## begin

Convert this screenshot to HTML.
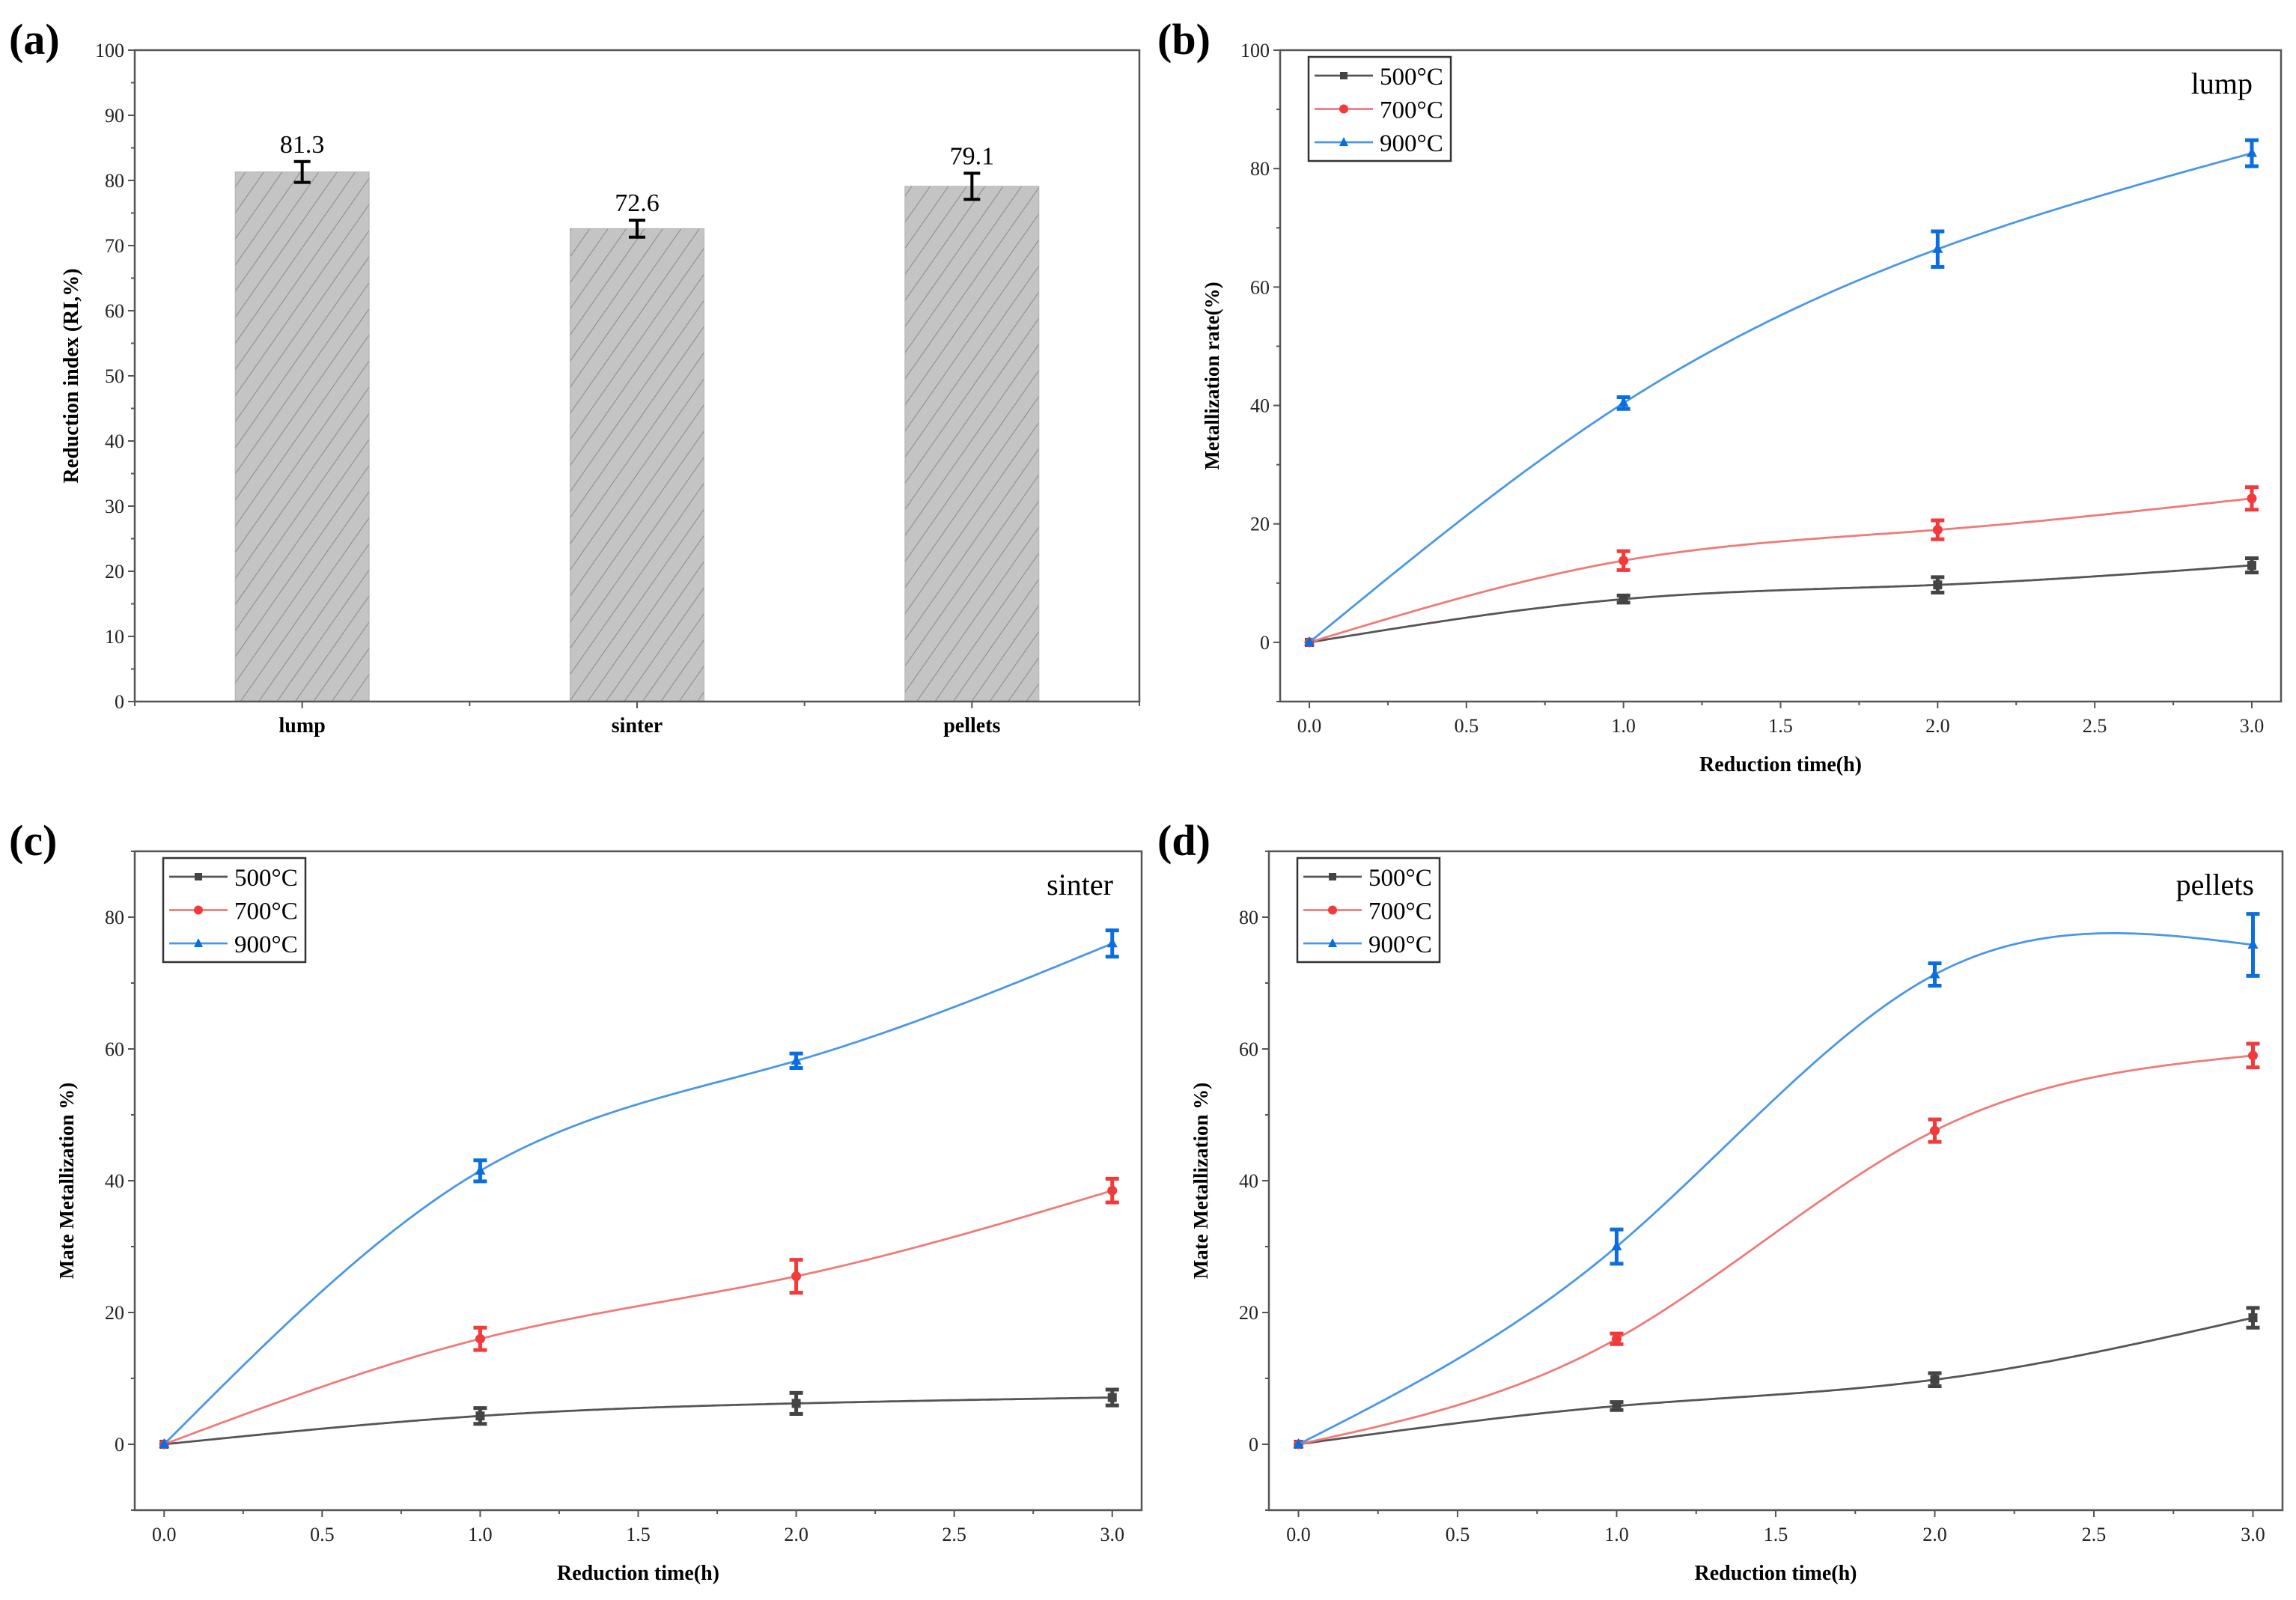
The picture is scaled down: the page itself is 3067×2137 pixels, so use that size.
<!DOCTYPE html>
<html><head><meta charset="utf-8"><style>
html,body{margin:0;padding:0;background:#fff;}
svg{display:block;}
svg text{font-family:"Liberation Serif","Times New Roman",serif;}
</style></head><body>
<svg id="fig" width="3067" height="2137" viewBox="0 0 3067 2137" xmlns="http://www.w3.org/2000/svg">
<defs>
<pattern id="hatch" patternUnits="userSpaceOnUse" width="20" height="20" patternTransform="rotate(35)">
<rect width="20" height="20" fill="#c4c4c4"/>
<line x1="0" y1="0" x2="0" y2="20" stroke="#8a8a8a" stroke-width="2"/>
</pattern>
</defs>
</svg>
<script>
// ---- data: panel (a)
const barCategories = ["lump","sinter","pellets"];
const barValues = [81.3, 72.6, 79.1];
const barErrors = [1.6, 1.3, 2.0];
const barYTicks = [0,10,20,30,40,50,60,70,80,90,100];
// ---- data: line panels
const timeValues = [0, 1, 2, 3];
const xTickLabels = ["0.0","0.5","1.0","1.5","2.0","2.5","3.0"];
const seriesNames = ["500\u00B0C","700\u00B0C","900\u00B0C"];
const lump500 = [0, 7.3, 9.7, 13.0];
const lump500Err = [0.3, 0.6, 1.3, 1.2];
const lump700 = [0, 13.8, 19.0, 24.3];
const lump700Err = [0.3, 1.6, 1.6, 1.9];
const lump900 = [0, 40.4, 66.4, 82.6];
const lump900Err = [0.3, 1.0, 3.0, 2.2];
const sinter500 = [0, 4.3, 6.2, 7.1];
const sinter500Err = [0.3, 1.2, 1.6, 1.2];
const sinter700 = [0, 16.0, 25.5, 38.5];
const sinter700Err = [0.3, 1.7, 2.5, 1.8];
const sinter900 = [0, 41.5, 58.2, 76.0];
const sinter900Err = [0.3, 1.6, 1.1, 2.0];
const pellet500 = [0, 5.8, 9.8, 19.2];
const pellet500Err = [0.3, 0.6, 1.0, 1.5];
const pellet700 = [0, 16.0, 47.6, 59.0];
const pellet700Err = [0.3, 0.8, 1.7, 1.8];
const pellet900 = [0, 30.0, 71.3, 75.8];
const pellet900Err = [0.3, 2.6, 1.7, 4.7];
const yTicksB = [0,20,40,60,80,100];
const yTicksCD = [0,20,40,60,80];

const NS="http://www.w3.org/2000/svg";
const svg=document.getElementById('fig');
function el(tag,attrs,parent,text){const e=document.createElementNS(NS,tag);for(const k in attrs)e.setAttribute(k,attrs[k]);if(text!==undefined)e.textContent=text;(parent||svg).appendChild(e);return e;}

// ---------- panel (a)
(function(){
  const g=el('g',{});
  
  
  const L=180,R=1522,T=67,B=937;
  const sx=i=>L+(R-L)*((i+0.5)/3);
  const sy=v=>B-(B-T)*v/100;
  const lab=el('text',{x:12,y:72,'font-size':58,'font-weight':'bold'},g,'(a)');
  
  
  const bw=(R-L)/3*0.4;
  barValues.forEach((v,i)=>{
    const r=el('rect',{x:sx(i)-bw/2,y:sy(v),width:bw,height:B-sy(v),fill:'url(#hatch)',stroke:'#b0b0b0','stroke-width':1},g);
    
    
    const e=barErrors[i],cx=sx(i);
    const eb=el('path',{d:`M${cx},${sy(v+e)}V${sy(v-e)}M${cx-11},${sy(v+e)}H${cx+11}M${cx-11},${sy(v-e)}H${cx+11}`,stroke:'#000','stroke-width':4,fill:'none'},g);
    
    
    const t=el('text',{x:cx,y:sy(v+e)-12,'font-size':34,'text-anchor':'middle'},g,v.toFixed(1));
    
    
    const xl=el('text',{x:cx,y:978,'font-size':28,'font-weight':'bold','text-anchor':'middle'},g,barCategories[i]);
    
    
  });
  const fr=el('rect',{x:L,y:T,width:R-L,height:B-T,fill:'none',stroke:'#555','stroke-width':2.5},g);
  
  
  for(let v=0;v<=100;v+=5){el('line',{x1:L,x2:L-(v%10?5:9),y1:sy(v),y2:sy(v),stroke:'#555','stroke-width':2},g);}
  barYTicks.forEach(v=>{const t=el('text',{x:L-14,y:sy(v)+9,'font-size':26,'text-anchor':'end',fill:'#222'},g,v);
    
    });
  for(let k=0;k<=6;k++){const x=L+(R-L)*k/6;el('line',{x1:x,x2:x,y1:B,y2:B+(k%2?9:6),stroke:'#555','stroke-width':2},g);}
  const yt=el('text',{x:0,y:0,'font-size':28,'font-weight':'bold','text-anchor':'middle',transform:`translate(104,${(T+B)/2}) rotate(-90)`},g,'Reduction index (RI,%)');
  
  
})();

// ---------- natural cubic spline
function spline(xs,ys){
  const n=xs.length-1,h=[],a=[],l=[1],mu=[0],z=[0],c=new Array(n+1).fill(0),b=[],d=[];
  for(let i=0;i<n;i++)h.push(xs[i+1]-xs[i]);
  for(let i=1;i<n;i++)a[i]=3/h[i]*(ys[i+1]-ys[i])-3/h[i-1]*(ys[i]-ys[i-1]);
  for(let i=1;i<n;i++){l[i]=2*(xs[i+1]-xs[i-1])-h[i-1]*mu[i-1];mu[i]=h[i]/l[i];z[i]=(a[i]-h[i-1]*z[i-1])/l[i];}
  for(let j=n-1;j>=0;j--){c[j]=(j>0?z[j]:0)-mu[j]*c[j+1];if(j===0)c[0]=0;b[j]=(ys[j+1]-ys[j])/h[j]-h[j]*(c[j+1]+2*c[j])/3;d[j]=(c[j+1]-c[j])/(3*h[j]);}
  return x=>{let i=Math.min(n-1,Math.max(0,xs.findIndex((v,k)=>k<n&&x<=xs[k+1])));if(i<0)i=n-1;const t=x-xs[i];return ys[i]+b[i]*t+c[i]*t*t+d[i]*t*t*t;};
}

const lineColors=['#555555','#f07a7a','#4a97e8'];
const markColors=['#444444','#f23a3a','#0a6ee0'];

function linePanel(cfg){
  const g=el('g',{});
  
  
  const {L,R,T,B,ymin,ymax}=cfg;
  const xmin=-0.093,xmax=3.093;
  const sx=v=>L+(R-L)*(v-xmin)/(xmax-xmin);
  const sy=v=>B-(B-T)*(v-ymin)/(ymax-ymin);
  const lab=el('text',{x:cfg.lx,y:T+5,'font-size':58,'font-weight':'bold'},g,'('+cfg.id+')');
  
  
  const fr=el('rect',{x:L,y:T,width:R-L,height:B-T,fill:'none',stroke:'#555','stroke-width':2.5},g);
  
  
  for(let v=ymin;v<=ymax;v+=10){el('line',{x1:L,x2:L-(v%20?5:9),y1:sy(v),y2:sy(v),stroke:'#555','stroke-width':2},g);}
  cfg.yticks.forEach(v=>{const t=el('text',{x:L-14,y:sy(v)+9,'font-size':26,'text-anchor':'end',fill:'#222'},g,v);
    
    });
  for(let v=0;v<=3.001;v+=0.25){const x=sx(v);el('line',{x1:x,x2:x,y1:B,y2:B+(Math.abs(v*2-Math.round(v*2))<0.01?9:5),stroke:'#555','stroke-width':2},g);}
  xTickLabels.forEach((s,i)=>{const t=el('text',{x:sx(i*0.5),y:B+41,'font-size':26,'text-anchor':'middle',fill:'#222'},g,s);
    
    });
  const xt=el('text',{x:(L+R)/2,y:B+93,'font-size':28,'font-weight':'bold','text-anchor':'middle'},g,'Reduction time(h)');
  
  
  const yt=el('text',{x:0,y:0,'font-size':27,'font-weight':'bold','text-anchor':'middle',transform:`translate(${L-82},${(T+B)/2}) rotate(-90)`},g,cfg.ytitle);
  
  
  const st=el('text',{x:R-38,y:T+58,'font-size':40,'text-anchor':'end'},g,cfg.sample);
  
  
  cfg.series.forEach((s,si)=>{
    const f=spline(timeValues,s.v);let d='';
    for(let k=0;k<=300;k++){const x=3*k/300;d+=(k?'L':'M')+sx(x).toFixed(1)+','+sy(f(x)).toFixed(1);}
    const p=el('path',{d,fill:'none',stroke:lineColors[si],'stroke-width':2.8},g);
    
    
    s.v.forEach((v,i)=>{
      const cx=sx(timeValues[i]),e=s.e[i];
      if(i>0){const eb=el('path',{d:`M${cx},${sy(v+e)}V${sy(v-e)}M${cx-9},${sy(v+e)}H${cx+9}M${cx-9},${sy(v-e)}H${cx+9}`,stroke:markColors[si],'stroke-width':5,fill:'none'},g);
        
        }
      let m;
      if(si===0)m=el('rect',{x:cx-6,y:sy(v)-6,width:12,height:12,fill:markColors[si]},g);
      else if(si===1)m=el('circle',{cx,cy:sy(v),r:6.5,fill:markColors[si]},g);
      else m=el('path',{d:`M${cx},${sy(v)-8}L${cx+7},${sy(v)+5}L${cx-7},${sy(v)+5}Z`,fill:markColors[si]},g);
      
      
    });
  });
  // legend
  const lg=el('g',{},g);
  
  
  el('rect',{x:L+38,y:T+9,width:190,height:139,fill:'#fff',stroke:'#333','stroke-width':2.5},lg);
  seriesNames.forEach((n,si)=>{
    const y=T+34+si*44.5,x0=L+46,x1=L+124,cx=(x0+x1)/2;
    const le=el('g',{},lg);
    
    
    el('line',{x1:x0,x2:x1,y1:y,y2:y,stroke:lineColors[si],'stroke-width':2.8},le);
    if(si===0)el('rect',{x:cx-5,y:y-5,width:10,height:10,fill:markColors[si]},le);
    else if(si===1)el('circle',{cx,cy:y,r:6,fill:markColors[si]},le);
    else el('path',{d:`M${cx},${y-7}L${cx+6},${y+5}L${cx-6},${y+5}Z`,fill:markColors[si]},le);
    el('text',{x:L+133,y:y+12,'font-size':33},le,n);
  });
}

linePanel({id:'b',L:1710,R:3047,T:67,B:937,ymin:-10,ymax:100,yticks:yTicksB,lx:1546,ytitle:'Metallization rate(%)',sample:'lump',
  series:[{v:lump500,e:lump500Err},{v:lump700,e:lump700Err},{v:lump900,e:lump900Err}]});
linePanel({id:'c',L:180,R:1525,T:1137,B:2017,ymin:-10,ymax:90,yticks:yTicksCD,lx:12,ytitle:'Mate Metallization %)',sample:'sinter',
  series:[{v:sinter500,e:sinter500Err},{v:sinter700,e:sinter700Err},{v:sinter900,e:sinter900Err}]});
linePanel({id:'d',L:1695,R:3049,T:1137,B:2017,ymin:-10,ymax:90,yticks:yTicksCD,lx:1546,ytitle:'Mate Metallization %)',sample:'pellets',
  series:[{v:pellet500,e:pellet500Err},{v:pellet700,e:pellet700Err},{v:pellet900,e:pellet900Err}]});
</script>
</body></html>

## end

■ **Aim**
Start at the line with "The picture is", stop at the line with "e=document.createElementNS(NS,tag);for(const k in", and return every line in that stretch exactly, those two included.

■ **Written response**
The picture is scaled down: the page itself is 3067×2137 pixels, so use that size.
<!DOCTYPE html>
<html><head><meta charset="utf-8"><style>
html,body{margin:0;padding:0;background:#fff;}
svg{display:block;}
svg text{font-family:"Liberation Serif","Times New Roman",serif;}
</style></head><body>
<svg id="fig" width="3067" height="2137" viewBox="0 0 3067 2137" xmlns="http://www.w3.org/2000/svg">
<defs>
<pattern id="hatch" patternUnits="userSpaceOnUse" width="20" height="20" patternTransform="rotate(35)">
<rect width="20" height="20" fill="#c4c4c4"/>
<line x1="0" y1="0" x2="0" y2="20" stroke="#8a8a8a" stroke-width="2"/>
</pattern>
</defs>
</svg>
<script>
// ---- data: panel (a)
const barCategories = ["lump","sinter","pellets"];
const barValues = [81.3, 72.6, 79.1];
const barErrors = [1.6, 1.3, 2.0];
const barYTicks = [0,10,20,30,40,50,60,70,80,90,100];
// ---- data: line panels
const timeValues = [0, 1, 2, 3];
const xTickLabels = ["0.0","0.5","1.0","1.5","2.0","2.5","3.0"];
const seriesNames = ["500\u00B0C","700\u00B0C","900\u00B0C"];
const lump500 = [0, 7.3, 9.7, 13.0];
const lump500Err = [0.3, 0.6, 1.3, 1.2];
const lump700 = [0, 13.8, 19.0, 24.3];
const lump700Err = [0.3, 1.6, 1.6, 1.9];
const lump900 = [0, 40.4, 66.4, 82.6];
const lump900Err = [0.3, 1.0, 3.0, 2.2];
const sinter500 = [0, 4.3, 6.2, 7.1];
const sinter500Err = [0.3, 1.2, 1.6, 1.2];
const sinter700 = [0, 16.0, 25.5, 38.5];
const sinter700Err = [0.3, 1.7, 2.5, 1.8];
const sinter900 = [0, 41.5, 58.2, 76.0];
const sinter900Err = [0.3, 1.6, 1.1, 2.0];
const pellet500 = [0, 5.8, 9.8, 19.2];
const pellet500Err = [0.3, 0.6, 1.0, 1.5];
const pellet700 = [0, 16.0, 47.6, 59.0];
const pellet700Err = [0.3, 0.8, 1.7, 1.8];
const pellet900 = [0, 30.0, 71.3, 75.8];
const pellet900Err = [0.3, 2.6, 1.7, 4.7];
const yTicksB = [0,20,40,60,80,100];
const yTicksCD = [0,20,40,60,80];

const NS="http://www.w3.org/2000/svg";
const svg=document.getElementById('fig');
function el(tag,attrs,parent,text){const e=document.createElementNS(NS,tag);for(const k in attrs)e.setAttribute(k,attrs[k]);if(text!==undefined)e.textContent=text;(parent||svg).appendChild(e);return e;}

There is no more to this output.